# Ruby Update-Not good



## Miss Daisy's Mom (Jun 29, 2005)

You're right, life is so unfair sometimes. I am so, so sorry to hear the news about Ruby. I can literally feel your pain coming from your words. Nothing I say can make it feel any better, I know that. But just remember you have many friends here who will be holding you and Ruby in their hearts, and whispering prayers for you both upon the breezes. (((comforting hug)))


----------



## abzndbonnie (Jun 8, 2005)

Thanks Leigh, you are very special! and so is miss daisy you know how much i love her.

Ruby is asleep in her warm bed next to me now, i dont want to leave her 
Today has just been the pits, after that news i also saw a lady that had just been hit by a car, not sure if she was dead or not but it gave me the worst feeling ou could ever imagine. Im thinking of calling the hospital to see how she got by, we past the ambulance on the way, other people were already with her and mum didnt want to make it worse for them by stopping.

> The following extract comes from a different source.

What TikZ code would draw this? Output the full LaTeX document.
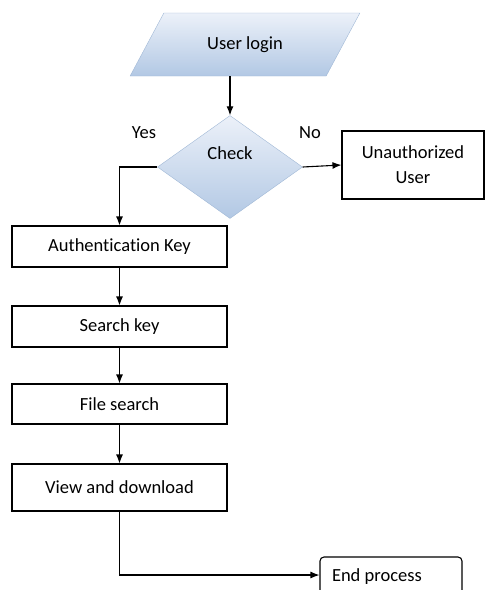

I just hope it gets better from tomorrow


----------



## Miss Daisy's Mom (Jun 29, 2005)

Oh no, you poor thing. (((more hugs))) You're right, I probably can't imagine how you felt today. I will pray that you never have to know another day of feelings like this ever again. Take good care of you, okay? And give Ruby a loving pat from me. Try and get some rest if you can.


----------